**Task objective**
For the data below, work out how many lines contain the word "this" and supply only that number.
══ Stored data
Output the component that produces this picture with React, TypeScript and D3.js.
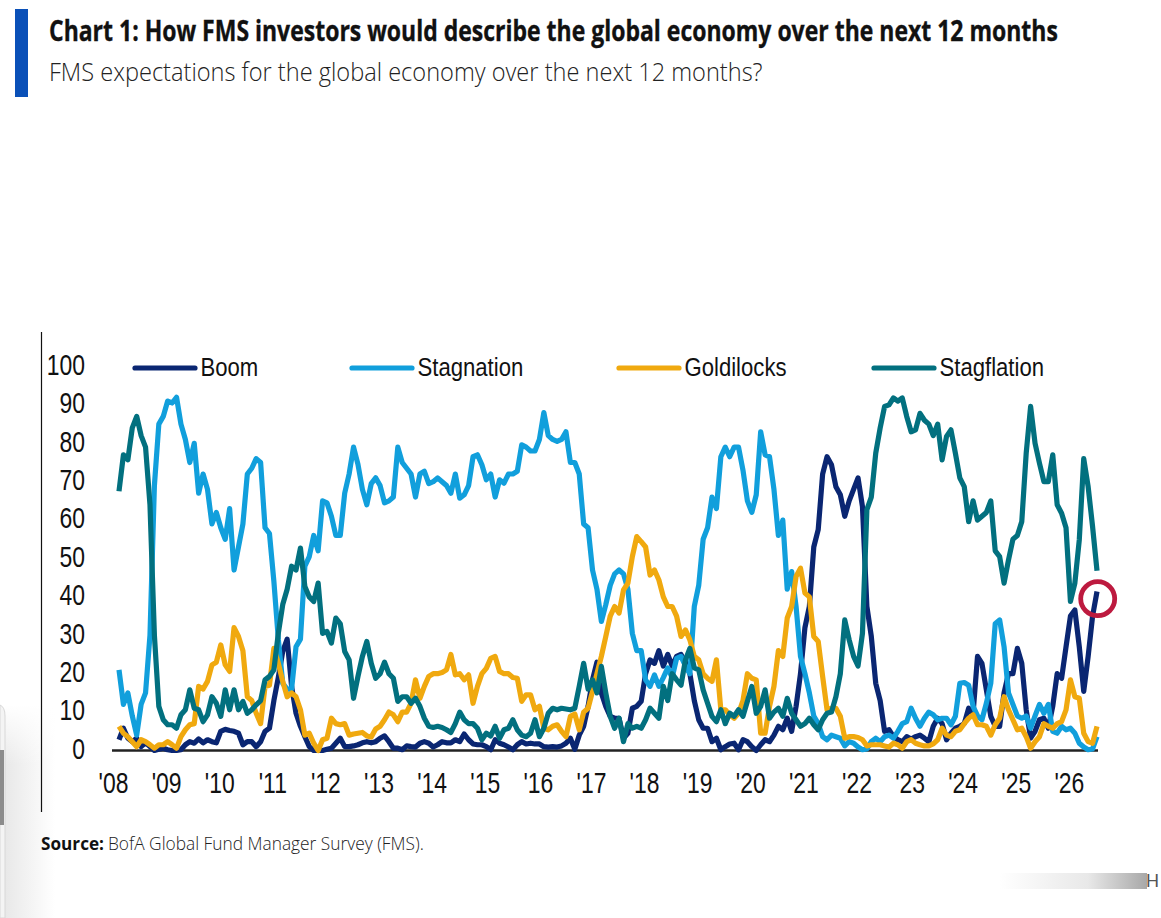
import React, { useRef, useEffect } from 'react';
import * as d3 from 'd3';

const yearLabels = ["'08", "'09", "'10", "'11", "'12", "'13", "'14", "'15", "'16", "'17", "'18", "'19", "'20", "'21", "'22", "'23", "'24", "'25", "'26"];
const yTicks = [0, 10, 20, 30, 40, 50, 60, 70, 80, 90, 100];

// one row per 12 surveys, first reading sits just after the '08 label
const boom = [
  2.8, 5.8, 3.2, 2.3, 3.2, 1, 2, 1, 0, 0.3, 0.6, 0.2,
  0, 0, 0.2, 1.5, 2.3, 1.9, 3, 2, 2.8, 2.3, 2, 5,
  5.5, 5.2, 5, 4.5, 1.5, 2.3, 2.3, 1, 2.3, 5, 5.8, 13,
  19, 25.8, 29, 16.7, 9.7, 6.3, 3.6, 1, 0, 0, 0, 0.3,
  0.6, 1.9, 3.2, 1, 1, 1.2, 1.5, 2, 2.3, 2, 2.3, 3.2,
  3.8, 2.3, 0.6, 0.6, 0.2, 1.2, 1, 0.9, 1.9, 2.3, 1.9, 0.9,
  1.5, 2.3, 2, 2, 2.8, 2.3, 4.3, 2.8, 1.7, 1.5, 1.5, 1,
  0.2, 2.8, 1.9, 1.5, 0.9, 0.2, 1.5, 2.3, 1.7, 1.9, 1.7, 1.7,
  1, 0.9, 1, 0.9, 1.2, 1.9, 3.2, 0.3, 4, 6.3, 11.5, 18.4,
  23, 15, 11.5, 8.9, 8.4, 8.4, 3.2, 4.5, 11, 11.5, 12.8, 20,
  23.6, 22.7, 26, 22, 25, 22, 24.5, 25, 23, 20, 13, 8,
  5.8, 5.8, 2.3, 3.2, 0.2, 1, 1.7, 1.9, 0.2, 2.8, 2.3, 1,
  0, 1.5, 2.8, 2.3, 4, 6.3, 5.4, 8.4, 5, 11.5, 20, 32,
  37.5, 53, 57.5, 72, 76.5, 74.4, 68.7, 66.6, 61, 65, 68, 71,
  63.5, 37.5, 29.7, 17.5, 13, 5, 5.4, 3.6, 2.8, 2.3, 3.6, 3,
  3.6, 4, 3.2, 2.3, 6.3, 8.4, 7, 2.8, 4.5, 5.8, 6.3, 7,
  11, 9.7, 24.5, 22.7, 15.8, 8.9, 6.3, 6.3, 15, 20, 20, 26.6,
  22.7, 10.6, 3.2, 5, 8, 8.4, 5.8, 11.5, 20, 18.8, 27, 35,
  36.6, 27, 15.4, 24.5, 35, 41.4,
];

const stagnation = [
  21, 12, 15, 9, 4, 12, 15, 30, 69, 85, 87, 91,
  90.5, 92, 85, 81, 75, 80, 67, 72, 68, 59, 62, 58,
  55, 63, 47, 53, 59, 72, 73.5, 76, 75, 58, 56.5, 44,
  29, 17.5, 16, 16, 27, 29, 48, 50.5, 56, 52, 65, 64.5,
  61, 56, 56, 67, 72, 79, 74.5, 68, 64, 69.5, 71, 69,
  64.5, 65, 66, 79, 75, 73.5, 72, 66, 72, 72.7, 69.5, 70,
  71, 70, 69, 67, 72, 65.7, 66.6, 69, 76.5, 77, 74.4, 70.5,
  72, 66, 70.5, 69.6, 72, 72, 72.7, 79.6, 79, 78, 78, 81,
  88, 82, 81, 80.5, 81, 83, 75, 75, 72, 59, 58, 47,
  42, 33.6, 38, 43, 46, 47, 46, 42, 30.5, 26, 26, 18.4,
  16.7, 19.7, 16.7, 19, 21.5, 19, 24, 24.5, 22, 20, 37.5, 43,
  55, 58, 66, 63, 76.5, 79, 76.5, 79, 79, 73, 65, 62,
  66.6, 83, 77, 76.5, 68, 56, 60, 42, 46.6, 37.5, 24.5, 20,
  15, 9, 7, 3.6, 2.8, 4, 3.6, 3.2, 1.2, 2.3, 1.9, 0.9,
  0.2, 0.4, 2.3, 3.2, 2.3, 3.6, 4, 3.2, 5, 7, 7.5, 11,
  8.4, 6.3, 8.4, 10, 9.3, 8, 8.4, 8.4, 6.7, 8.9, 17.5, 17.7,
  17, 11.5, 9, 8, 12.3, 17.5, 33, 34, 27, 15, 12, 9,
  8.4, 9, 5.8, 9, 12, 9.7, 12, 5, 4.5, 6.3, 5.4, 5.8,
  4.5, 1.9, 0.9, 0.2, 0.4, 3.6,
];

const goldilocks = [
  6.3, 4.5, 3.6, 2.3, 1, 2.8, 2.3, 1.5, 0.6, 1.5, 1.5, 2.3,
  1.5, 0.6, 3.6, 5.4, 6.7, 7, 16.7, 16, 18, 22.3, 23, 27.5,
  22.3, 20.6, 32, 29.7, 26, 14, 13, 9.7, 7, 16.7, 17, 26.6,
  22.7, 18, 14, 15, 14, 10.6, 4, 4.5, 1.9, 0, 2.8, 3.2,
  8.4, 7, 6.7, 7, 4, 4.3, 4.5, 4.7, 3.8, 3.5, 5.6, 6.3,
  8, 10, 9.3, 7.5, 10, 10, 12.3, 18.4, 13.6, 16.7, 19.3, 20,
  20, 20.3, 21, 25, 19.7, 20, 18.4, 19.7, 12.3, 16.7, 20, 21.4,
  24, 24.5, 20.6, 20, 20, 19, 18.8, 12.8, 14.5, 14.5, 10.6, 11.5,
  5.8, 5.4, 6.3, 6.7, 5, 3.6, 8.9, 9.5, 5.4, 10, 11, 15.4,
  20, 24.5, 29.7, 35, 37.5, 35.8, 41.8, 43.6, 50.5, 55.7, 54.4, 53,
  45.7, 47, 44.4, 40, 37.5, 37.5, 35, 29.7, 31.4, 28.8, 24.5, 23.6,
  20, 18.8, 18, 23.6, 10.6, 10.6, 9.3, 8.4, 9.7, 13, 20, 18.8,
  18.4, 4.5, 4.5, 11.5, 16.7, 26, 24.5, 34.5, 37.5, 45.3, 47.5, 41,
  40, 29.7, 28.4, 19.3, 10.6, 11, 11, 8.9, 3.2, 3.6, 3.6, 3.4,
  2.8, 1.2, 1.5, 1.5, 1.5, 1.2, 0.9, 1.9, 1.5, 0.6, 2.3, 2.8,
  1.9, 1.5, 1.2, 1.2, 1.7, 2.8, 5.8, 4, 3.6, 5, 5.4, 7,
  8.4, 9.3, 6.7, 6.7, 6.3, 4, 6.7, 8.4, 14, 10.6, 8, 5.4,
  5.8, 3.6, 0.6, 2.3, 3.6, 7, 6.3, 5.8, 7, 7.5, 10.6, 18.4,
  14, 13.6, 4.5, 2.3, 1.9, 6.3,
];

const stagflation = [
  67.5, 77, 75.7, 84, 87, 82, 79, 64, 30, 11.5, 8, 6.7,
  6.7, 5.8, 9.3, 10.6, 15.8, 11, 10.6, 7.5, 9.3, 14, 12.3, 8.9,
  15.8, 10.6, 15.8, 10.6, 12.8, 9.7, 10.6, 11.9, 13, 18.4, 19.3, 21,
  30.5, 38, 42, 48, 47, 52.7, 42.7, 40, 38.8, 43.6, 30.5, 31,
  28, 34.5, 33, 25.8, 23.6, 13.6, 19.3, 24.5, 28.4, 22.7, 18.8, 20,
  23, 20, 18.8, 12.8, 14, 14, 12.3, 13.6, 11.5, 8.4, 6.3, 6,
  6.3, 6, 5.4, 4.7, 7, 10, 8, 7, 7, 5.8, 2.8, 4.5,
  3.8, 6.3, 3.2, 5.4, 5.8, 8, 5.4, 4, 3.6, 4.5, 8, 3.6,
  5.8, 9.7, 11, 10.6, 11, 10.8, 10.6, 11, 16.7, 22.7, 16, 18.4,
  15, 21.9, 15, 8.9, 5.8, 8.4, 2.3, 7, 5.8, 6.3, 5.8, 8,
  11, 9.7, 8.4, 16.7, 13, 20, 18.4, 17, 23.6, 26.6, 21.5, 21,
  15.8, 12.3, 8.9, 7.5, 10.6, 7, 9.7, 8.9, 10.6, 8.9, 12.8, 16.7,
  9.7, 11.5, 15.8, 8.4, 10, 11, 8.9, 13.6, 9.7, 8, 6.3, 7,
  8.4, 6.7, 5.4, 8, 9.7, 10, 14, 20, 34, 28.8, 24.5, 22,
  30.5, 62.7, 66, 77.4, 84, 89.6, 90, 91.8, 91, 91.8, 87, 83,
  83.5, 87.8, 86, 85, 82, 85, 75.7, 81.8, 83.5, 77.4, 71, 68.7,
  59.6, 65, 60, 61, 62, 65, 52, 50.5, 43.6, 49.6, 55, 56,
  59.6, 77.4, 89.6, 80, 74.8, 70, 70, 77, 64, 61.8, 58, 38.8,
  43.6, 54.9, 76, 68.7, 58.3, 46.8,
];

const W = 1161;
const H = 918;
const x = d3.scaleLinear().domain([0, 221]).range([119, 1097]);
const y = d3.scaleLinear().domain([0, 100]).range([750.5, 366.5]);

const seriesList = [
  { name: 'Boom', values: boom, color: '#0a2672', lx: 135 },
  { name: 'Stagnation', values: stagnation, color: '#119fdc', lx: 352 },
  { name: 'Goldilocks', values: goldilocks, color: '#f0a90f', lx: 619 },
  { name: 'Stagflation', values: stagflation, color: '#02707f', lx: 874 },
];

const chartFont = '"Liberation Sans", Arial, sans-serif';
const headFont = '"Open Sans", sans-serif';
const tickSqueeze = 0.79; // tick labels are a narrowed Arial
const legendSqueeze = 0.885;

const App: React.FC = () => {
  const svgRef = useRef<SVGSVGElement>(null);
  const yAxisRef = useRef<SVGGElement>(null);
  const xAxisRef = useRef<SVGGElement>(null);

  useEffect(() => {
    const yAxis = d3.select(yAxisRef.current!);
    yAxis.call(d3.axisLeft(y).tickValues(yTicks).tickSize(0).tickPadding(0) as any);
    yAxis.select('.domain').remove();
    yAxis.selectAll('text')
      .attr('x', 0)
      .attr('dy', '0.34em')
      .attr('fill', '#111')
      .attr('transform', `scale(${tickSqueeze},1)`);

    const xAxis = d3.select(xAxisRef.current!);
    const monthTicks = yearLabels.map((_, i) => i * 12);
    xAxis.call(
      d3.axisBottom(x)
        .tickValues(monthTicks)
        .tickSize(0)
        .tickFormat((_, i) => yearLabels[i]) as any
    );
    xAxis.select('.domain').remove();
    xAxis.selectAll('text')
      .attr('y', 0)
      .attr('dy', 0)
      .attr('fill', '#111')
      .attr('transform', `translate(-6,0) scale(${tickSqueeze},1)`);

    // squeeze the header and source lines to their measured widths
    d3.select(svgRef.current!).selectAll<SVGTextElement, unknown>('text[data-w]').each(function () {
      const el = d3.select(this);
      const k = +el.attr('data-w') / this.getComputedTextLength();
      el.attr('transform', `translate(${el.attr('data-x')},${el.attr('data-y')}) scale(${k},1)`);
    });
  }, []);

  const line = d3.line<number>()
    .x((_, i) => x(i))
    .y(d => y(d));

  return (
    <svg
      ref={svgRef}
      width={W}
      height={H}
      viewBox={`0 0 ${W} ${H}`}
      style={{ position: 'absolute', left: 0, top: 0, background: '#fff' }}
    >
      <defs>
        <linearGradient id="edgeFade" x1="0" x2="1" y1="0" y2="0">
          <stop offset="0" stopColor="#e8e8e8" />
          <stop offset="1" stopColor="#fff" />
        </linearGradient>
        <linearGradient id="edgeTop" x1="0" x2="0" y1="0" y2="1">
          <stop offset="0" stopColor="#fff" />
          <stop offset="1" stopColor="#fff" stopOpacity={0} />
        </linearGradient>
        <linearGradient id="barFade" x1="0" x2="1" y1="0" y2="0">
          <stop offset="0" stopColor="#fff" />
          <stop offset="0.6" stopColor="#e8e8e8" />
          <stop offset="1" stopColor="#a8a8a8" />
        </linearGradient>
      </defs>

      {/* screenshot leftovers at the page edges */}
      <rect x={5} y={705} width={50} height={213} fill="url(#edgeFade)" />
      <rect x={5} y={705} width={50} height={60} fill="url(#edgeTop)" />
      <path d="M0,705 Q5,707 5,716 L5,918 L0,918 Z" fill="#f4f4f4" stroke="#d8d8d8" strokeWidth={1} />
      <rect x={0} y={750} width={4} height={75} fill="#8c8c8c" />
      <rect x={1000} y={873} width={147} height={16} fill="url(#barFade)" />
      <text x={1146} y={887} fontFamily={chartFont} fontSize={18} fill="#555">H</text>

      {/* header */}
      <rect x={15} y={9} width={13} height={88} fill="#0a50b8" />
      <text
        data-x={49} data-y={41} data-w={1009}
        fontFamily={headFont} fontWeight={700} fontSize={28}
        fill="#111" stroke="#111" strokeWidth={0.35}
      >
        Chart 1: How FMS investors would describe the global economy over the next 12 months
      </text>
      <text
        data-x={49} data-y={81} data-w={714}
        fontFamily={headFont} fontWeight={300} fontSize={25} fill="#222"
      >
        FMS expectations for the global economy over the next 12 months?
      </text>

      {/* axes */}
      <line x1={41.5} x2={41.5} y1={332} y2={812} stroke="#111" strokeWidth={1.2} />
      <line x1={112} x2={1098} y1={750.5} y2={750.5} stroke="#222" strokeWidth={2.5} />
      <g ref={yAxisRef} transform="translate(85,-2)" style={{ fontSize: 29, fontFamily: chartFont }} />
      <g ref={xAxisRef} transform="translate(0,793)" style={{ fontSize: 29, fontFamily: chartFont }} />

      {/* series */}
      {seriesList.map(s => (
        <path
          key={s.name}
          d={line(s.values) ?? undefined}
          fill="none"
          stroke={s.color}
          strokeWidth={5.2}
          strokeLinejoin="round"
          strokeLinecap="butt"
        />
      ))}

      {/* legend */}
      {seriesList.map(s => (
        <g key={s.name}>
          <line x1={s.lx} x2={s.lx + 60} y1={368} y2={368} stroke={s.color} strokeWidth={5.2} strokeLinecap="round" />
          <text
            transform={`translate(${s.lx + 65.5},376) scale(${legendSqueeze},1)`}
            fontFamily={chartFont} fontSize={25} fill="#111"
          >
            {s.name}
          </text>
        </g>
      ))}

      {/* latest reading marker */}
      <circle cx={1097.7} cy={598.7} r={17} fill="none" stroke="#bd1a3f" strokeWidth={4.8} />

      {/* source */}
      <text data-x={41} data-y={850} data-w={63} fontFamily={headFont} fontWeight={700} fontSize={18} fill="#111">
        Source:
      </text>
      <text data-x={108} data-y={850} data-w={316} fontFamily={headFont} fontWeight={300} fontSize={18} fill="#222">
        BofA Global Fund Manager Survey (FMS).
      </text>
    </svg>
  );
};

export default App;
════
**The solution**
3